There’s no denying the power of smartphones and tablets, as they were responsible for a significant shift in the way we do things, changing our online experiences and making marketers adapt to the new digital landscape.
Wearable tech could be the next piece of the puzzle to cause some stir, and shape the future of marketing. According to Business Insider, approximately 148 million units of wearables will be purchased in 2019, significantly more than the 33 million sold in 2014.
To be specific, the figures are also on Apple’s side, as the tech giant sold more Apple Watches in 2015, than Android Wear devices were sold throughout 2014.
There’s an inevitable futuristic quality attached to wearables, one that makes them seem incredibly promising. The device’s compact size calls for immediacy and concise content, which can make traditional advertising, and even YouTube look quite old in comparison.
Additionally, the phrase “You are what you wear” rings true in this case as well. Wearable tech is primarily utilitarian, but the device is also related to fashion, and arguably, that is one of its unique selling points. The focus on the appearance of the device will always be prominent, and it’s easy to see why: one is bound to prioritise the aesthetics, especially when the product is visibly attached to their wrist every day.

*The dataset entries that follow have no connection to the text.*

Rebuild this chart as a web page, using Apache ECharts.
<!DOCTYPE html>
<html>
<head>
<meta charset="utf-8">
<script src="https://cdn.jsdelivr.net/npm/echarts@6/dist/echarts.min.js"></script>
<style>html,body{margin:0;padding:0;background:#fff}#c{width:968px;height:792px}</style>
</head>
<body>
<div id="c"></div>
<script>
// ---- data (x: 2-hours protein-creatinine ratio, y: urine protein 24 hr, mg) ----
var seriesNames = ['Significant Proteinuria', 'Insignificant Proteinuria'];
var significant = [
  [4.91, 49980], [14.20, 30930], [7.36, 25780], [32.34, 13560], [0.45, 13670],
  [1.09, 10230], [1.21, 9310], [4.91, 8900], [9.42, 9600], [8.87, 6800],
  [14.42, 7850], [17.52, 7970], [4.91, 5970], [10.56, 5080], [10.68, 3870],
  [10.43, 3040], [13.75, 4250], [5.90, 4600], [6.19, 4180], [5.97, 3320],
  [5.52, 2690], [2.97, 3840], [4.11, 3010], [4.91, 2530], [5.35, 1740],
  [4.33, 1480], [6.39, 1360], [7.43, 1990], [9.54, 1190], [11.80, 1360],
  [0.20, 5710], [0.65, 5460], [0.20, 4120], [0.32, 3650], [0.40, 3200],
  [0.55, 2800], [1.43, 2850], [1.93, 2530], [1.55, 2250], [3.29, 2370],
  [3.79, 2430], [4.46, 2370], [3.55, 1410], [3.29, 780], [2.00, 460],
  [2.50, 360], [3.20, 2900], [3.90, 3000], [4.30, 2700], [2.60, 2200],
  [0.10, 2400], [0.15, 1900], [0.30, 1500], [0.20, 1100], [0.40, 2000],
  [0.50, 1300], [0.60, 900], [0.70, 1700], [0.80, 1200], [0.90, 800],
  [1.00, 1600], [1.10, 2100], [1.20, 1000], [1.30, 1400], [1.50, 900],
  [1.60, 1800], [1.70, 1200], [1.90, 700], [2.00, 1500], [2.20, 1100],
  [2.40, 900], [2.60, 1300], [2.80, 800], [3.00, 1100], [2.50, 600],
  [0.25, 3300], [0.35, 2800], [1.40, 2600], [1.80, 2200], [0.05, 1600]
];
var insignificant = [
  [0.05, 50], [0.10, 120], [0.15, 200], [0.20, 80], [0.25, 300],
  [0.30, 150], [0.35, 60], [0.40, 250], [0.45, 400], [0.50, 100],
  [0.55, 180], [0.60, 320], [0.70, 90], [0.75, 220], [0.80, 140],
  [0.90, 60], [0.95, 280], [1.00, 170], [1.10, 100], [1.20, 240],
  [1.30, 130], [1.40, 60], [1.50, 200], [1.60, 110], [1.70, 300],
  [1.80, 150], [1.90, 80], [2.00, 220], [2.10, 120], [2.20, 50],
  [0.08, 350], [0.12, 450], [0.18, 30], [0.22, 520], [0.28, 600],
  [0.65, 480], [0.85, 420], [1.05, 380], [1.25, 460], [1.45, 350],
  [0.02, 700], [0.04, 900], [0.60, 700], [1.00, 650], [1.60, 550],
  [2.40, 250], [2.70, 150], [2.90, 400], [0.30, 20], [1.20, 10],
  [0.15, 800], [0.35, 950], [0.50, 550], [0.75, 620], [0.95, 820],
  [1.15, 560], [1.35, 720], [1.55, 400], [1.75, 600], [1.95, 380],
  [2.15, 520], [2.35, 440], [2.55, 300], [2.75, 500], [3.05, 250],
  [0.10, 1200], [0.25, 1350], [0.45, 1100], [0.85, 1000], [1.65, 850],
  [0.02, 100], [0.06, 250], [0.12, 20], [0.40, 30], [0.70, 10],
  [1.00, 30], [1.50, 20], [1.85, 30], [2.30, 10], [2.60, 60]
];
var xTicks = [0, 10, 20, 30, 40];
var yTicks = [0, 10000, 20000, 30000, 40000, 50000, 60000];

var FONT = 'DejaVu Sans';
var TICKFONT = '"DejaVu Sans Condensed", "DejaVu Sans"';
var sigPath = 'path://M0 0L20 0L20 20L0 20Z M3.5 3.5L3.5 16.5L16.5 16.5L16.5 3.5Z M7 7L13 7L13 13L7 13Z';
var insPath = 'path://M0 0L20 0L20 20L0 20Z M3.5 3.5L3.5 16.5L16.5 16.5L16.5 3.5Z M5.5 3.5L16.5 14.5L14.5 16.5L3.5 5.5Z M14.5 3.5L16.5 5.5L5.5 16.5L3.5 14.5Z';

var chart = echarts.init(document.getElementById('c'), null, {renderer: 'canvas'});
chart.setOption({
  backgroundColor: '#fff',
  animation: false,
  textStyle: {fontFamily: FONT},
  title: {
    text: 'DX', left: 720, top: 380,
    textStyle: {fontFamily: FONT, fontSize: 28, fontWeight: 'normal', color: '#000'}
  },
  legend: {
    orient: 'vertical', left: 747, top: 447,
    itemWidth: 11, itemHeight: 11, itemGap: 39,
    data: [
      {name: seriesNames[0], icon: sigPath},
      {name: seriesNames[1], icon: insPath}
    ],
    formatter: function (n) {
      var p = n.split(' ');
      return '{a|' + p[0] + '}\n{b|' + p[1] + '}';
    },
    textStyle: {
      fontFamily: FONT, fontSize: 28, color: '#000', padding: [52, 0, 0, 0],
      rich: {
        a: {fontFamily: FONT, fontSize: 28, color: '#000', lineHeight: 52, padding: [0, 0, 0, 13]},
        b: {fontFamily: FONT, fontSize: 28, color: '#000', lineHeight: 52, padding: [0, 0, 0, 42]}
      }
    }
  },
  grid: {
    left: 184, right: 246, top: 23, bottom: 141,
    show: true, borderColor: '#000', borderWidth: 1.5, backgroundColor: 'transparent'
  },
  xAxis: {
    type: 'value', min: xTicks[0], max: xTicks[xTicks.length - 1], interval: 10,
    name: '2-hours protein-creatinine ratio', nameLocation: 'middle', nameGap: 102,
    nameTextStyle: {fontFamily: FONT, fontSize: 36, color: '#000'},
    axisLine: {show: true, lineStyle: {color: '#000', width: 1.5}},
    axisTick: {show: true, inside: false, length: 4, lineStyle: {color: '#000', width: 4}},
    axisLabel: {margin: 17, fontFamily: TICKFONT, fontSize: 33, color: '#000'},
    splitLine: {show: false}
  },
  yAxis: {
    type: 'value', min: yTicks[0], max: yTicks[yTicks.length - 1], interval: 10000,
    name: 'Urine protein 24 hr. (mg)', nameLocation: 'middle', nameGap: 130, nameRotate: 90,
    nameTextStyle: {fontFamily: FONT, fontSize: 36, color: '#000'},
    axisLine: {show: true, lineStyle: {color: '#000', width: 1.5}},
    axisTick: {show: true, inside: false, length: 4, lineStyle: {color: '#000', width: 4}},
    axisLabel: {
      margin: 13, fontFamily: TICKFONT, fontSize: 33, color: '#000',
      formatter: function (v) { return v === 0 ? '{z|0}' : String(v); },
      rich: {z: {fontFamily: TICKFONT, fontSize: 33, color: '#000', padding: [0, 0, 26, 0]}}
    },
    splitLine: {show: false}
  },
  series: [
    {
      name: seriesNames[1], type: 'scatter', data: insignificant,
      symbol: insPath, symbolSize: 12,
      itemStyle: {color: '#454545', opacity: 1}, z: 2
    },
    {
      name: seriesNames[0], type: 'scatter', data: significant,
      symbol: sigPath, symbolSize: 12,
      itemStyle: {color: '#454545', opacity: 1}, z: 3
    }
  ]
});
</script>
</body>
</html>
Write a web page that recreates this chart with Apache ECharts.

The impact of wearables varies greatly from one sector to another. The device can yield excellent outcomes, particularly in certain industries: Health and Fitness is at the top of the list, as consumers recognise how useful the device can be in that area. According to PwC, 77% of users want the device to help with exercising, while 75% want wearables to gather and track medical information.
The sector of E-Commerce is also a suitable one for wearables: A study by Computer Business Review shows that 70% of consumers would be happy to exchange their personal information (buying habits and search data), for promotional offers. This is good news considering companies can benefit from usable data to tailor content, and make the wearable experience a lot smarter.
Another significant sector is App Development. There’s a growing willingness to invest in the technology, which shows the potential of the App Development industry: the Apple Watch already offers more than 8500 apps. Not to mention that both Google and Pebble also have their own growing list of apps.
Apps that take communication to the next level can be the cherry on top, lending a newfound efficiency to wearables that can be particularly appealing to professionals who are always on the go, and make their working lives more convenient.
The increasing popularity of wearables can change customer experience as we know it, and for the better. Besides mentioning exercise and medical information, Millennials have also said that the retail experience is one of wearables’ main attractive traits.
Indeed, the promise of an enhanced customer experience is definitely on the cards.
Scott Bauer, PwC’s U.S. retail and consumer practice partner, had this to say: “Wearable technology will slowly shift retail conventions — as retailers will be able to connect the dots between pre- and in-store behaviour — and reach a new level of interconnected retail.”
This is certainly one of wearables’ main strengths. Wearable tech can use consumers’ real-time location and proceed to deliver geo-targeted ads to them.
Real-time intent data allows customers to receive personalised recommendations and deals according to their location and responses. Geo-targeting can be applied with mobile, but it can take new shape within wearables, making it even more efficient, due to the more intimate experience wearables can afford.
Wearable tech is officially on the rise, and that prompts quite a few questions about its future and its impact on marketing.
The product’s target market is tech savvy and holding high expectations. The small screen will need to offer a seamless experience, and content will also need to inspire confidence more than ever. But rest assured that no challenge is too big for the right professionals.